At least with Fishback, I got to see her at home taking care of a sick mother, at school being bullied by a teacher that makes Mr. Frond look competent and actually showing me her dreams to become a rapper. And let me just take a moment to say, when Fishback does her freestyle rapping in "Project Power," it's one of my favorite parts. When she's in the classroom, when she's at the vet, the words she spits are pure fire, and it was nothing short of a pleasure to see.

So while these actors get the job done, I feel like they could have really taken this movie from decent to superb if they were given a little more development.

The weakest part of "Project Power," is undoubtedly the villain ... because there isn't one, not really. Sure, there are evil drug dealers, generic henchmen, and a menacing guy with a beard, none of whom I remember well.

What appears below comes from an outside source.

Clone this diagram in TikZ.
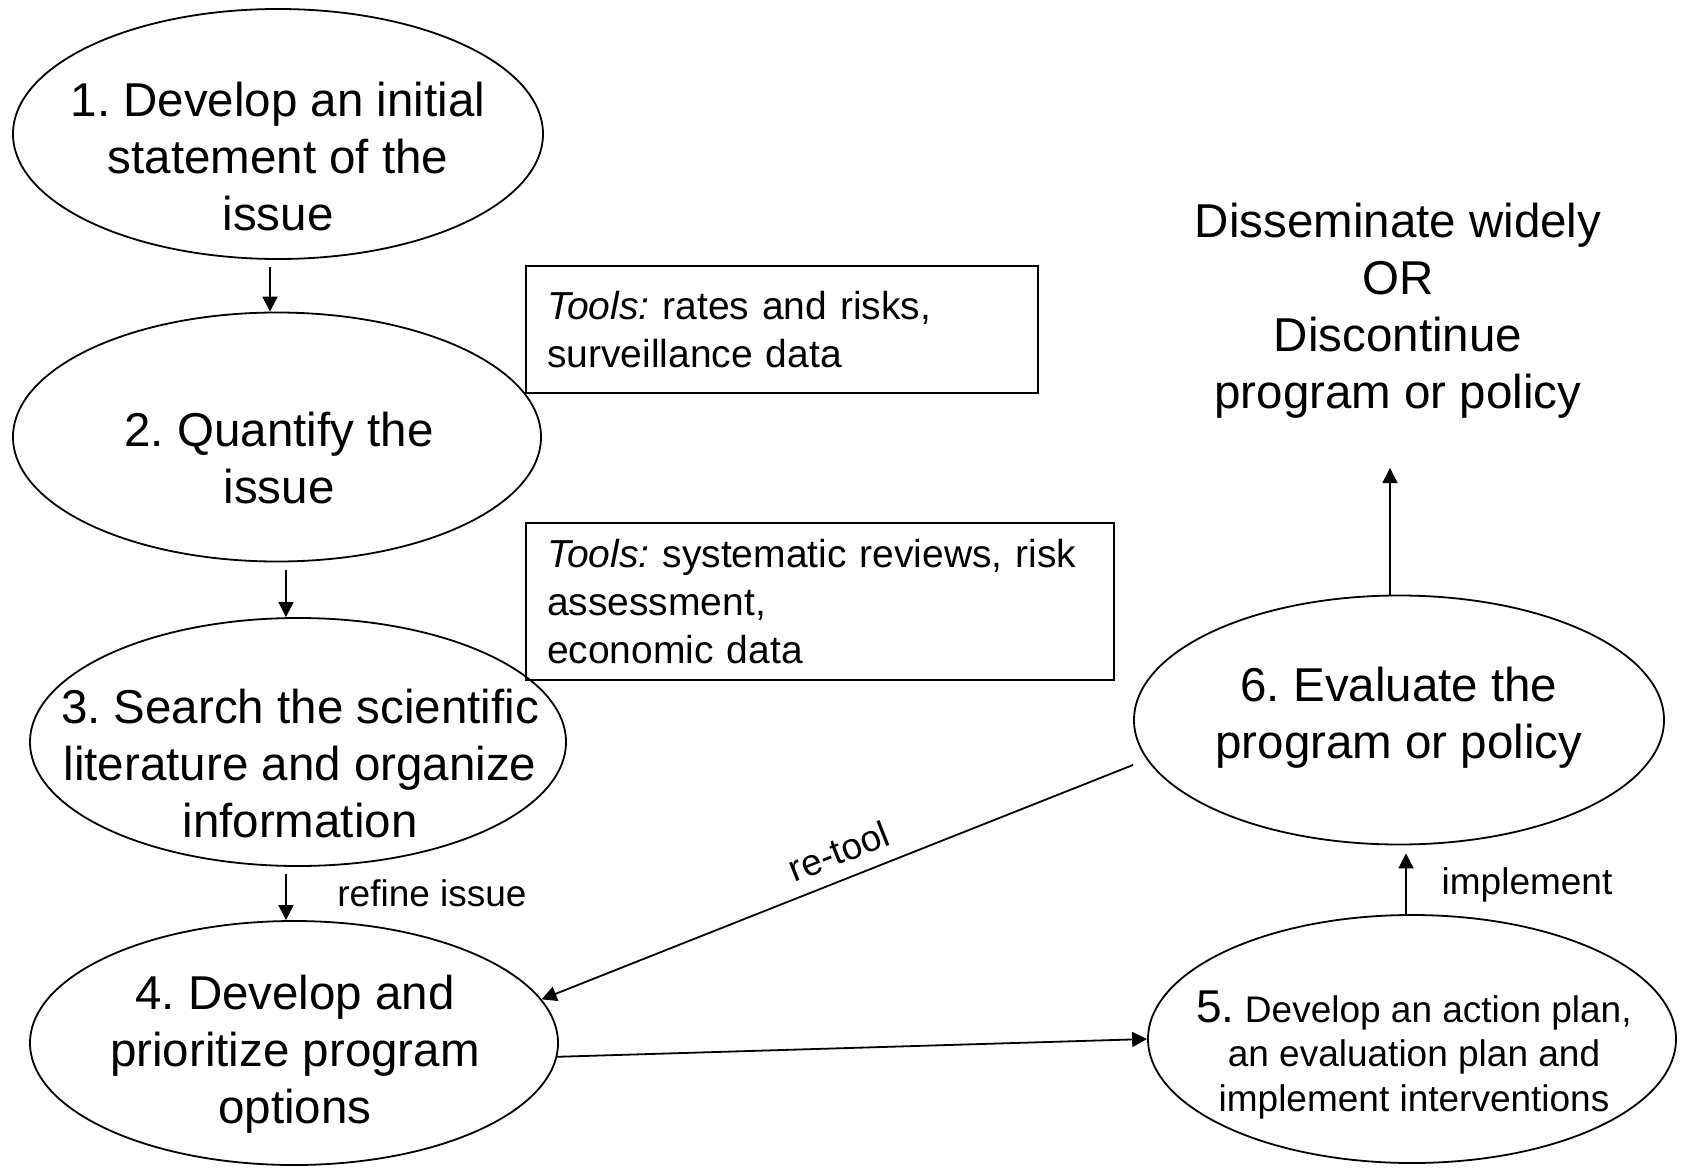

At the end, there's this woman named Dr. Gardner (Amy Landecker) who is some sort of nefarious scientist running experiments on Art's daughter. None of them had much screen time.

Somewhere between the cool superpowers and three characters driving around New Orleans getting into fights and shootouts, the movie forgot to give me an established villain. I couldn't really point to one individual and say, "That's them. That's the head honcho antagonist." None of the bad guys get any development, and that's a big problem.

I wrote about how the main villain in "The Old Guard" was just a generic corporate guy with a lot of money, but at least I could point to him and say, "Bad guy." Easy enough. In "Project Power," I can't even do that. Talk about some sloppy writing. Now I'm a little nervous because the writer for "Project Power" (Mattson Tomlin) is also helping to write "The Batman." Let's hope he does a better job there, or I'll wish Warner Bros. had gone with Ben Affleck's original script.

One very pleasant surprise is the cinematography. There are some wildly creative shots in "Project Power." Michael Simmonds did a great job on the camera work, and it's constant throughout the movie, popping up here and there with shots that just made me smile and mutter, "Nice."

The best example comes when a woman is put inside a tank with thick glass and given one of the superpower pills. She manifests ice powers, but things start to go wrong when the heater in the tank malfunctions, causing her body temperature to plummet, and her flesh to crystallize. On the outside of the tank, I could hear Art and Frank fighting for their lives against armed drug dealers. But the fight is shot from inside the tank, just behind the girl slowly freezing to death.

And it's not a static shot, the camera follows along the glass in the circular tank as Frank and Art continue to fight, popping in and out of frame, along with those generic henchmen I wrote about a few paragraphs up. It's just a great scene.